First of all, the author of this article is still very young. Very very young. Issues like marriage are supposed to be the least of the things bothering him.
Marriage is held as a sacrosanct agreement of affection between tow souls who become joined for eternity. Or not so. Marriage is a holy alliance. Marriage is a revered institution. Marriage used to be a sacrosanct agreement of affection between two souls. Marriage used to be a holy alliance. Marriage used to be a revered institution.
The world has developed at an alarming rate. Human beings are species that do not remain stagnant at one stage, they make solid and gradual progressions, thus forming a more developed social and economic organization. In a way or so, seemingly, this development has had a palpable effect to the institution of marriage.

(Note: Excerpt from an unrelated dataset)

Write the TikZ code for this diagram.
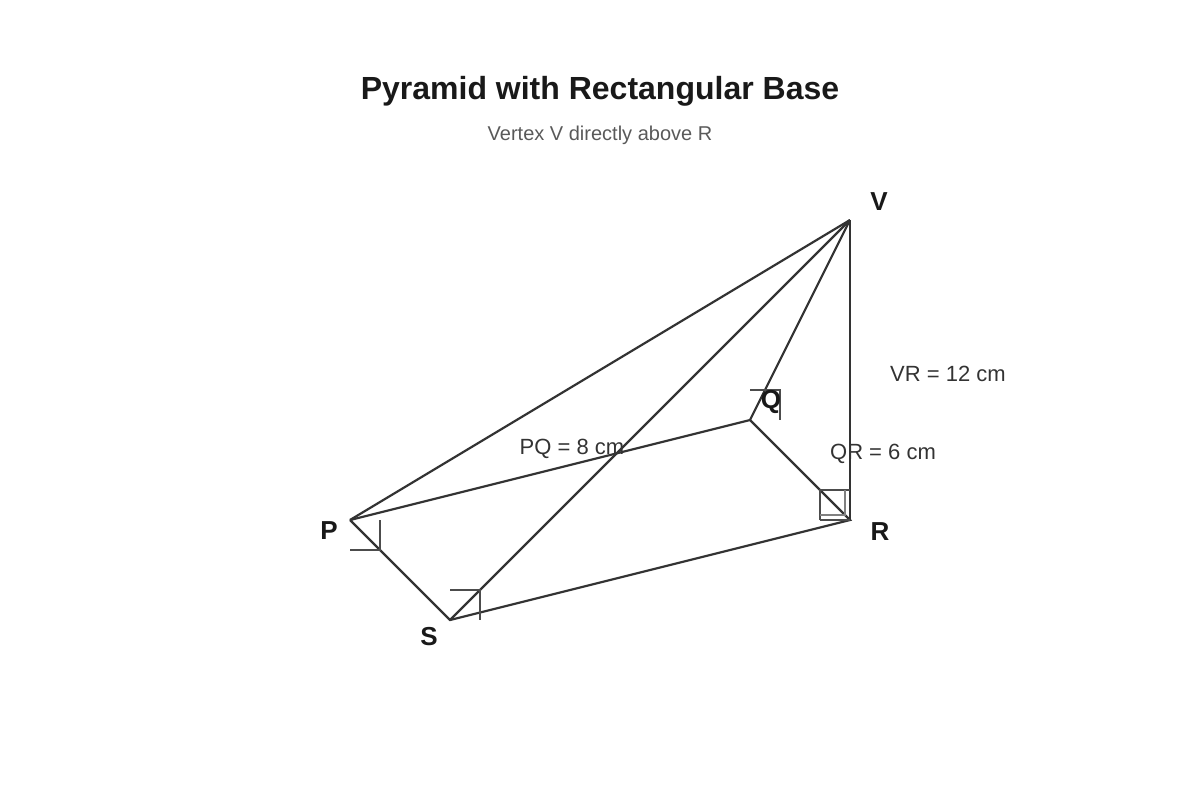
\documentclass[tikz,border=0pt]{standalone}
\usepackage{fontspec}
\setmainfont{Liberation Sans}
\begin{document}
\begin{tikzpicture}[x=0.5pt,y=-0.5pt,
        edge/.style={draw=black!80,line width=1.1pt},
        rmark/.style={draw=black!70,line width=0.6pt},
        vlabel/.style={font=\fontsize{13}{15}\selectfont\bfseries,text=black!90},
        dim/.style={font=\fontsize{11}{13}\selectfont,text=black!80}]
    \useasboundingbox (0,0) rectangle (1200,800);

    \node[font=\fontsize{16}{20}\selectfont\bfseries,text=black!90] (title) at (600,91) {Pyramid with Rectangular Base};
    \node[font=\fontsize{10}{13}\selectfont,text=black!65] (sub) at (600,135) {Vertex V directly above R};

    \coordinate (P) at (350,520);
    \coordinate (Q) at (750,420);
    \coordinate (R) at (850,520);
    \coordinate (S) at (450,620);
    \coordinate (V) at (850,220);

    % base and slant edges
    \draw[edge] (P) -- (Q) -- (R) -- (S) -- (P);
    \draw[edge] (V) -- (P);
    \draw[edge] (V) -- (S);
    \draw[edge] (V) -- (Q);
    \draw[edge] (V) -- (R);

    % right angle marks
    \draw[rmark] (350,550) -- (380,550) -- (380,520);
    \draw[rmark] (450,590) -- (480,590) -- (480,620);
    \draw[rmark] (750,390) -- (780,390) -- (780,420);
    \draw[rmark] (820,520) -- (820,490) -- (850,490);
    \draw[rmark] (820,520) -- (850,520);
    \draw[rmark,draw=black!50] (820,515) -- (845,515) -- (845,490);

    \node[vlabel] (lP) at (329,531) {P};
    \node[vlabel] (lQ) at (771,402) {Q};
    \node[vlabel] (lR) at (880,532) {R};
    \node[vlabel] (lS) at (429,637) {S};
    \node[vlabel] (lV) at (879,202) {V};

    \node[dim] (pq) at (572,449) {PQ = 8 cm};
    \node[dim] (qr) at (883,454) {QR = 6 cm};
    \node[dim] (vr) at (948,374) {VR = 12 cm};
\end{tikzpicture}
\end{document}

The dynamics of marriage have morphed into different shapes and forms over the years. The marriage set-up of our parents is totally different from our marriages. (Still bear in mind that the author is a very young person). For better of for worse, marriages are now entered into for a plethora of reasons.

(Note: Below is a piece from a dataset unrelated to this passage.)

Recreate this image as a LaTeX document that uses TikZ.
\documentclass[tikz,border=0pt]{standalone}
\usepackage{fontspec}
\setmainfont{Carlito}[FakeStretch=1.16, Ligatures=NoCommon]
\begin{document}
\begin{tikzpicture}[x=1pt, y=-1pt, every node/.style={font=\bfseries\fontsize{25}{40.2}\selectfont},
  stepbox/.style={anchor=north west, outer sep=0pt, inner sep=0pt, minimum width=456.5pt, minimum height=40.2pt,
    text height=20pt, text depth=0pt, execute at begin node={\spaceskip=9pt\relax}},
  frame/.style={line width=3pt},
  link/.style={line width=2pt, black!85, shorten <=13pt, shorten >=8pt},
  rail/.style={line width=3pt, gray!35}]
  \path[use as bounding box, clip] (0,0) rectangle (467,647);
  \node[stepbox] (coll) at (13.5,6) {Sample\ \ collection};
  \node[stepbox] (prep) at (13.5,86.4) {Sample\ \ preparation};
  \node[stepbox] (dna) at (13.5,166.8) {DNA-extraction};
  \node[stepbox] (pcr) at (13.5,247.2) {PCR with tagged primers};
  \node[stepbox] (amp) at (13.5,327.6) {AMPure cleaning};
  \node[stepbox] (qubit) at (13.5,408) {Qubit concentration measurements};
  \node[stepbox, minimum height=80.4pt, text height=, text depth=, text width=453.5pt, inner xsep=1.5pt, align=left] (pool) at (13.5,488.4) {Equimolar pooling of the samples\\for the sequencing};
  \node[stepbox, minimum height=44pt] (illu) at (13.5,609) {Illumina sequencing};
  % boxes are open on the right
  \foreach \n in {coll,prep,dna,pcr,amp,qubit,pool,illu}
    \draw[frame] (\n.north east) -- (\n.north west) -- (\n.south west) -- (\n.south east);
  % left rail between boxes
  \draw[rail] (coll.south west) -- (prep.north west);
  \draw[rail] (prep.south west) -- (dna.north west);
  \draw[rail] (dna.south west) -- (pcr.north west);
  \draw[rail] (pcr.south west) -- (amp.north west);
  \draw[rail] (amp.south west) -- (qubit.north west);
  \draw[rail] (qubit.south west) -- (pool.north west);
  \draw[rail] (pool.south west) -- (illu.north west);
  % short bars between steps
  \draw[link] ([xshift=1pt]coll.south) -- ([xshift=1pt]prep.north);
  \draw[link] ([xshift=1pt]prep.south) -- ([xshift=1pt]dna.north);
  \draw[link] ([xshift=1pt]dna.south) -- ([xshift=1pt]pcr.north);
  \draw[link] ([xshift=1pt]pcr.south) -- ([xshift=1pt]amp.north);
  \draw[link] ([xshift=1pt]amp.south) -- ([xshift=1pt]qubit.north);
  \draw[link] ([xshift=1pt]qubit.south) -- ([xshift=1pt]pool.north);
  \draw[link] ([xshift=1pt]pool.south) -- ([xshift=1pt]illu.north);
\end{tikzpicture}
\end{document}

And because of that, it is now so easy to just walk away from a marriage. Not that a person must be incarcerated in a bond where they do not feel comfortable, safe, wanted, and loved. No. But there has been a significant disintegration in the whole set-up of marriage. Marriages are now very fragile and delicate these precarious days. Marriages now just break easily, and for a host of reasons.

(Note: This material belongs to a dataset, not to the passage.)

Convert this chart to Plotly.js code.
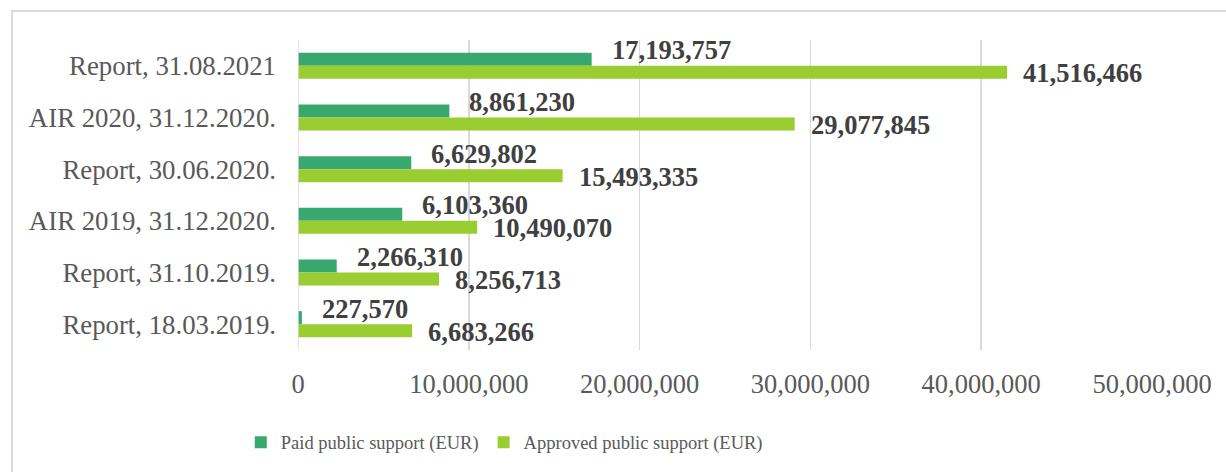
<!DOCTYPE html>
<html>
<head>
<meta charset="utf-8">
<script src="https://cdn.plot.ly/plotly-3.0.1.min.js"></script>
<style>
html,body{margin:0;padding:0;background:#fff;}
#frame{position:absolute;left:11px;top:10px;width:1300px;height:600px;border:2px solid #d9d9d9;box-sizing:border-box;}
#chart{position:absolute;left:0;top:0;width:1226px;height:472px;}
</style>
</head>
<body>
<div id="frame"></div>
<div id="chart"></div>
<script>
const categories = [
  "Report, 31.08.2021",
  "AIR 2020, 31.12.2020.",
  "Report, 30.06.2020.",
  "AIR 2019, 31.12.2020.",
  "Report, 31.10.2019.",
  "Report, 18.03.2019."
];
const paidSupport = [17193757, 8861230, 6629802, 6103360, 2266310, 227570];
const approvedSupport = [41516466, 29077845, 15493335, 10490070, 8256713, 6683266];
const seriesNames = ["Paid public support (EUR)", "Approved public support (EUR)"];
const xTicks = [0, 10000000, 20000000, 30000000, 40000000, 50000000];

const fmt = v => v.toLocaleString('en-US');
const serif = "Liberation Serif, Times New Roman, serif";

const traces = [
  {type:'bar', orientation:'h', name:seriesNames[0], y:categories, x:paidSupport,
   marker:{color:'#38a86f'}, hoverinfo:'skip'},
  {type:'bar', orientation:'h', name:seriesNames[1], y:categories, x:approvedSupport,
   marker:{color:'#9acd32'}, hoverinfo:'skip'}
];

const annotations = [];
categories.forEach((c, i) => {
  annotations.push({x:paidSupport[i], y:i-0.125, xref:'x', yref:'y', text:fmt(paidSupport[i]),
    showarrow:false, xanchor:'left', yanchor:'middle', xshift:18, yshift:9,
    font:{family:serif, size:26.5, color:'#404040', weight:'bold'}});
  annotations.push({x:approvedSupport[i], y:i+0.125, xref:'x', yref:'y', text:fmt(approvedSupport[i]),
    showarrow:false, xanchor:'left', yanchor:'middle', xshift:14, yshift:-1,
    font:{family:serif, size:26.5, color:'#404040', weight:'bold'}});
});

const layout = {
  width:1226, height:472,
  margin:{l:298, r:74, t:40, b:122},
  paper_bgcolor:'rgba(0,0,0,0)', plot_bgcolor:'rgba(0,0,0,0)',
  barmode:'group', bargap:0.497, bargroupgap:0,
  font:{family:serif, color:'#595959'},
  xaxis:{range:[0,50000000], tickvals:xTicks, ticktext:xTicks.map(fmt),
    showgrid:true, gridcolor:'#d9d9d9', gridwidth:1.5, zeroline:false, showline:false,
    ticks:'', ticklabelstandoff:15, tickfont:{family:serif, size:26.5, color:'#595959'}},
  yaxis:{type:'category', autorange:'reversed', showgrid:false, zeroline:false, showline:false,
    ticks:'', ticklabelstandoff:21, tickfont:{family:serif, size:26.8, color:'#595959'}},
  shapes:[{type:'line', xref:'x', yref:'paper', x0:0, x1:0, y0:0, y1:1,
    line:{color:'#d9d9d9', width:1.5}}],
  showlegend:true,
  legend:{orientation:'h', x:-0.067, xanchor:'left', yref:'container', y:0.062, yanchor:'middle',
    itemwidth:30,
    font:{family:serif, size:18.5, color:'#595959'}, bgcolor:'rgba(0,0,0,0)'},
  annotations:annotations
};

Plotly.newPlot('chart', traces, layout, {displayModeBar:false, staticPlot:true});
</script>
</body>
</html>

A cumulative effect of this is that my fears of marriage are getting stoked. See, at a certain stage, your parents and your relatives begin asking questions as regards your position when it comes to marriage. There is this onus hurled onto a person and they are expected to be engaged, and to then marry. With this in mind, I know a stage shall come when people will ask me questions. And trust me I am already formulating my line of defence I will use, say when I am 29 or 30. Anyway, that aside.
I fear getting married. I am insecure about that. The time will come, but I do not know if I will be ready. I know I am not the only one out here. There are scores of other young males and females who harbour these same insecurities. The rate of cheating these days is very frightening. There are certain practices that have been normalized by society but which are terribly detrimental to the moral fibre of marriages. I do not think I can be able to stomach disappointments from the “holy alliance.”
But maybe I will actually get married. For that question to start actually bothering me on a serious level, that’s like ten or eleven years from now. Why am I even thinking about it anyway?
There are two certainties in life: death and taxes. Marriage ain’t there folks.
Marriage is increasingly getting a scary thing for me.